───── Supplied information

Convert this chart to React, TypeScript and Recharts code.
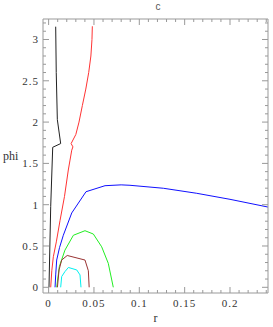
import { LineChart, Line, XAxis, YAxis } from 'recharts';

// contour curves, r vs phi
const blackR = [0.0078, 0.0084, 0.0096, 0.0133, 0.0045, 0.0023, 0.0004];
const blackPhi = [3.155, 2.6, 2.03, 1.74, 1.695, 0.98, 0];

const redR = [0.0482, 0.0478, 0.0466, 0.0442, 0.041, 0.0372, 0.0335, 0.03, 0.0248, 0.0268, 0.0255, 0.0236, 0.0217, 0.0175, 0.0126, 0.0085, 0.0052, 0.0035, 0.0023];
const redPhi = [3.16, 3.0, 2.8, 2.6, 2.4, 2.2, 2.0, 1.85, 1.74, 1.7, 1.66, 1.54, 1.42, 1.1, 0.81, 0.55, 0.37, 0.2, 0];

const blueR = [0.0071, 0.0078, 0.0089, 0.012, 0.0162, 0.0255, 0.0412, 0.0622, 0.08, 0.0897, 0.1265, 0.1633, 0.2, 0.2416, 0.25];
const bluePhi = [0, 0.15, 0.33, 0.48, 0.63, 0.9, 1.157, 1.23, 1.24, 1.235, 1.199, 1.138, 1.065, 0.972, 0.95];

const greenR = [0.0089, 0.0118, 0.018, 0.0273, 0.0401, 0.0493, 0.0585, 0.0658, 0.0713];
const greenPhi = [0, 0.25, 0.45, 0.63, 0.685, 0.645, 0.49, 0.29, 0];

const brownR = [0.0097, 0.0115, 0.0144, 0.0205, 0.0401, 0.0438, 0.0447];
const brownPhi = [0, 0.21, 0.33, 0.385, 0.33, 0.2, 0];

const cyanR = [0.0133, 0.0144, 0.018, 0.0218, 0.031, 0.0346, 0.0357];
const cyanPhi = [0, 0.13, 0.19, 0.24, 0.21, 0.15, 0];

const xMajor = [0, 0.05, 0.1, 0.15, 0.2];
const yMajor = [0, 0.5, 1, 1.5, 2, 2.5, 3];
const xTicks = [0, 0.01, 0.02, 0.03, 0.04, 0.05, 0.06, 0.07, 0.08, 0.09, 0.1, 0.11, 0.12, 0.13, 0.14, 0.15, 0.16, 0.17, 0.18, 0.19, 0.2, 0.21, 0.22, 0.23, 0.24];
const yTicks = [0, 0.1, 0.2, 0.3, 0.4, 0.5, 0.6, 0.7, 0.8, 0.9, 1, 1.1, 1.2, 1.3, 1.4, 1.5, 1.6, 1.7, 1.8, 1.9, 2, 2.1, 2.2, 2.3, 2.4, 2.5, 2.6, 2.7, 2.8, 2.9, 3, 3.1, 3.2];

const series = [
  { name: 'black', color: '#222222', r: blackR, phi: blackPhi },
  { name: 'red', color: '#ff3333', r: redR, phi: redPhi },
  { name: 'blue', color: '#1010ff', r: blueR, phi: bluePhi },
  { name: 'green', color: '#22ee22', r: greenR, phi: greenPhi },
  { name: 'brown', color: '#993333', r: brownR, phi: brownPhi },
  { name: 'cyan', color: '#00f0f0', r: cyanR, phi: cyanPhi },
];

const frame = '#999999';
const labelColor = '#333333';
const serif = '"Liberation Serif", "DejaVu Serif", serif';

const isMajor = (list: number[], v: number) => list.some((m) => Math.abs(m - v) < 1e-6);

function BottomTick({ x, y, payload }: any) {
  const major = isMajor(xMajor, payload.value);
  return (
    <g>
      <line x1={x} y1={y} x2={x} y2={y - (major ? 6 : 3)} stroke={frame} />
      {major && (
        <text x={x} y={y + 14} textAnchor="middle" fontSize={11} letterSpacing={1} fontFamily={serif} fill={labelColor}>
          {payload.value}
        </text>
      )}
    </g>
  );
}

function TopTick({ x, y, payload }: any) {
  const major = isMajor(xMajor, payload.value);
  return <line x1={x} y1={y} x2={x} y2={y + (major ? 6 : 3)} stroke={frame} />;
}

function LeftTick({ x, y, payload }: any) {
  const major = isMajor(yMajor, payload.value);
  return (
    <g>
      <line x1={x} y1={y} x2={x + (major ? 6 : 3)} y2={y} stroke={frame} />
      {major && (
        <text x={x - 4} y={y + 4} textAnchor="end" fontSize={11} letterSpacing={1} fontFamily={serif} fill={labelColor}>
          {payload.value}
        </text>
      )}
    </g>
  );
}

function RightTick({ x, y, payload }: any) {
  const major = isMajor(yMajor, payload.value);
  return <line x1={x} y1={y} x2={x - (major ? 6 : 3)} y2={y} stroke={frame} />;
}

export default function App() {
  const xDomain = [-0.0062, 0.2419];
  const yDomain = [-0.069, 3.248];
  const anchor = cyanR.map((r, i) => ({ r, phi: cyanPhi[i] }));

  return (
    <div style={{ position: 'absolute', left: 0, top: 0, width: 273, height: 327, background: '#fff' }}>
      <div
        style={{
          position: 'absolute',
          left: 152,
          top: 1,
          width: 12,
          textAlign: 'center',
          fontSize: 10,
          fontFamily: 'Liberation Sans, Arial, sans-serif',
          color: '#555',
        }}
      >
        c
      </div>
      <LineChart width={273} height={327} margin={{ top: 18, right: 4, bottom: 0, left: 0 }}>
        <XAxis
          xAxisId="b"
          type="number"
          dataKey="r"
          domain={xDomain}
          allowDataOverflow
          ticks={xTicks}
          interval={0}
          height={34}
          tickSize={0}
          tickMargin={0}
          tick={BottomTick}
          tickLine={false}
          axisLine={{ stroke: frame }}
          label={{ value: 'r', position: 'insideBottom', offset: 5, fontSize: 12, fontFamily: serif, fill: labelColor }}
        />
        <XAxis
          xAxisId="t"
          orientation="top"
          type="number"
          dataKey="r"
          domain={xDomain}
          allowDataOverflow
          ticks={xTicks}
          interval={0}
          height={1}
          tickSize={0}
          tickMargin={0}
          tick={TopTick}
          tickLine={false}
          axisLine={{ stroke: frame }}
        />
        <YAxis
          yAxisId="l"
          type="number"
          dataKey="phi"
          domain={yDomain}
          allowDataOverflow
          ticks={yTicks}
          interval={0}
          width={43}
          tickSize={0}
          tickMargin={0}
          tick={LeftTick}
          tickLine={false}
          axisLine={{ stroke: frame }}
          label={{ value: 'phi', position: 'insideLeft', offset: 3, fontSize: 12, fontFamily: serif, fill: labelColor }}
        />
        <YAxis
          yAxisId="rt"
          orientation="right"
          type="number"
          dataKey="phi"
          domain={yDomain}
          allowDataOverflow
          ticks={yTicks}
          interval={0}
          width={1}
          tickSize={0}
          tickMargin={0}
          tick={RightTick}
          tickLine={false}
          axisLine={{ stroke: frame }}
        />
        {/* invisible series so the top and right frame axes get drawn */}
        <Line
          xAxisId="t"
          yAxisId="rt"
          data={anchor}
          dataKey="phi"
          stroke="none"
          dot={false}
          activeDot={false}
          isAnimationActive={false}
        />
        {series.map((s) => (
          <Line
            key={s.name}
            xAxisId="b"
            yAxisId="l"
            data={s.r.map((r, i) => ({ r, phi: s.phi[i] }))}
            dataKey="phi"
            type="linear"
            stroke={s.color}
            strokeWidth={1}
            dot={false}
            isAnimationActive={false}
          />
        ))}
      </LineChart>
    </div>
  );
}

──────────

### Task to carry out
Leave the images out, please, and restate each line word for word.

### Output of the task
Convert this chart to React, TypeScript and Recharts code.
import { LineChart, Line, XAxis, YAxis } from 'recharts';

// contour curves, r vs phi
const blackR = [0.0078, 0.0084, 0.0096, 0.0133, 0.0045, 0.0023, 0.0004];
const blackPhi = [3.155, 2.6, 2.03, 1.74, 1.695, 0.98, 0];

const redR = [0.0482, 0.0478, 0.0466, 0.0442, 0.041, 0.0372, 0.0335, 0.03, 0.0248, 0.0268, 0.0255, 0.0236, 0.0217, 0.0175, 0.0126, 0.0085, 0.0052, 0.0035, 0.0023];
const redPhi = [3.16, 3.0, 2.8, 2.6, 2.4, 2.2, 2.0, 1.85, 1.74, 1.7, 1.66, 1.54, 1.42, 1.1, 0.81, 0.55, 0.37, 0.2, 0];

const blueR = [0.0071, 0.0078, 0.0089, 0.012, 0.0162, 0.0255, 0.0412, 0.0622, 0.08, 0.0897, 0.1265, 0.1633, 0.2, 0.2416, 0.25];
const bluePhi = [0, 0.15, 0.33, 0.48, 0.63, 0.9, 1.157, 1.23, 1.24, 1.235, 1.199, 1.138, 1.065, 0.972, 0.95];

const greenR = [0.0089, 0.0118, 0.018, 0.0273, 0.0401, 0.0493, 0.0585, 0.0658, 0.0713];
const greenPhi = [0, 0.25, 0.45, 0.63, 0.685, 0.645, 0.49, 0.29, 0];

const brownR = [0.0097, 0.0115, 0.0144, 0.0205, 0.0401, 0.0438, 0.0447];
const brownPhi = [0, 0.21, 0.33, 0.385, 0.33, 0.2, 0];

const cyanR = [0.0133, 0.0144, 0.018, 0.0218, 0.031, 0.0346, 0.0357];
const cyanPhi = [0, 0.13, 0.19, 0.24, 0.21, 0.15, 0];

const xMajor = [0, 0.05, 0.1, 0.15, 0.2];
const yMajor = [0, 0.5, 1, 1.5, 2, 2.5, 3];
const xTicks = [0, 0.01, 0.02, 0.03, 0.04, 0.05, 0.06, 0.07, 0.08, 0.09, 0.1, 0.11, 0.12, 0.13, 0.14, 0.15, 0.16, 0.17, 0.18, 0.19, 0.2, 0.21, 0.22, 0.23, 0.24];
const yTicks = [0, 0.1, 0.2, 0.3, 0.4, 0.5, 0.6, 0.7, 0.8, 0.9, 1, 1.1, 1.2, 1.3, 1.4, 1.5, 1.6, 1.7, 1.8, 1.9, 2, 2.1, 2.2, 2.3, 2.4, 2.5, 2.6, 2.7, 2.8, 2.9, 3, 3.1, 3.2];

const series = [
  { name: 'black', color: '#222222', r: blackR, phi: blackPhi },
  { name: 'red', color: '#ff3333', r: redR, phi: redPhi },
  { name: 'blue', color: '#1010ff', r: blueR, phi: bluePhi },
  { name: 'green', color: '#22ee22', r: greenR, phi: greenPhi },
  { name: 'brown', color: '#993333', r: brownR, phi: brownPhi },
  { name: 'cyan', color: '#00f0f0', r: cyanR, phi: cyanPhi },
];

const frame = '#999999';
const labelColor = '#333333';
const serif = '"Liberation Serif", "DejaVu Serif", serif';

const isMajor = (list: number[], v: number) => list.some((m) => Math.abs(m - v) < 1e-6);

function BottomTick({ x, y, payload }: any) {
  const major = isMajor(xMajor, payload.value);
  return (
    <g>
      <line x1={x} y1={y} x2={x} y2={y - (major ? 6 : 3)} stroke={frame} />
      {major && (
        <text x={x} y={y + 14} textAnchor="middle" fontSize={11} letterSpacing={1} fontFamily={serif} fill={labelColor}>
          {payload.value}
        </text>
      )}
    </g>
  );
}

function TopTick({ x, y, payload }: any) {
  const major = isMajor(xMajor, payload.value);
  return <line x1={x} y1={y} x2={x} y2={y + (major ? 6 : 3)} stroke={frame} />;
}

function LeftTick({ x, y, payload }: any) {
  const major = isMajor(yMajor, payload.value);
  return (
    <g>
      <line x1={x} y1={y} x2={x + (major ? 6 : 3)} y2={y} stroke={frame} />
      {major && (
        <text x={x - 4} y={y + 4} textAnchor="end" fontSize={11} letterSpacing={1} fontFamily={serif} fill={labelColor}>
          {payload.value}
        </text>
      )}
    </g>
  );
}

function RightTick({ x, y, payload }: any) {
  const major = isMajor(yMajor, payload.value);
  return <line x1={x} y1={y} x2={x - (major ? 6 : 3)} y2={y} stroke={frame} />;
}

export default function App() {
  const xDomain = [-0.0062, 0.2419];
  const yDomain = [-0.069, 3.248];
  const anchor = cyanR.map((r, i) => ({ r, phi: cyanPhi[i] }));

  return (
    <div style={{ position: 'absolute', left: 0, top: 0, width: 273, height: 327, background: '#fff' }}>
      <div
        style={{
          position: 'absolute',
          left: 152,
          top: 1,
          width: 12,
          textAlign: 'center',
          fontSize: 10,
          fontFamily: 'Liberation Sans, Arial, sans-serif',
          color: '#555',
        }}
      >
        c
      </div>
      <LineChart width={273} height={327} margin={{ top: 18, right: 4, bottom: 0, left: 0 }}>
        <XAxis
          xAxisId="b"
          type="number"
          dataKey="r"
          domain={xDomain}
          allowDataOverflow
          ticks={xTicks}
          interval={0}
          height={34}
          tickSize={0}
          tickMargin={0}
          tick={BottomTick}
          tickLine={false}
          axisLine={{ stroke: frame }}
          label={{ value: 'r', position: 'insideBottom', offset: 5, fontSize: 12, fontFamily: serif, fill: labelColor }}
        />
        <XAxis
          xAxisId="t"
          orientation="top"
          type="number"
          dataKey="r"
          domain={xDomain}
          allowDataOverflow
          ticks={xTicks}
          interval={0}
          height={1}
          tickSize={0}
          tickMargin={0}
          tick={TopTick}
          tickLine={false}
          axisLine={{ stroke: frame }}
        />
        <YAxis
          yAxisId="l"
          type="number"
          dataKey="phi"
          domain={yDomain}
          allowDataOverflow
          ticks={yTicks}
          interval={0}
          width={43}
          tickSize={0}
          tickMargin={0}
          tick={LeftTick}
          tickLine={false}
          axisLine={{ stroke: frame }}
          label={{ value: 'phi', position: 'insideLeft', offset: 3, fontSize: 12, fontFamily: serif, fill: labelColor }}
        />
        <YAxis
          yAxisId="rt"
          orientation="right"
          type="number"
          dataKey="phi"
          domain={yDomain}
          allowDataOverflow
          ticks={yTicks}
          interval={0}
          width={1}
          tickSize={0}
          tickMargin={0}
          tick={RightTick}
          tickLine={false}
          axisLine={{ stroke: frame }}
        />
        {/* invisible series so the top and right frame axes get drawn */}
        <Line
          xAxisId="t"
          yAxisId="rt"
          data={anchor}
          dataKey="phi"
          stroke="none"
          dot={false}
          activeDot={false}
          isAnimationActive={false}
        />
        {series.map((s) => (
          <Line
            key={s.name}
            xAxisId="b"
            yAxisId="l"
            data={s.r.map((r, i) => ({ r, phi: s.phi[i] }))}
            dataKey="phi"
            type="linear"
            stroke={s.color}
            strokeWidth={1}
            dot={false}
            isAnimationActive={false}
          />
        ))}
      </LineChart>
    </div>
  );
}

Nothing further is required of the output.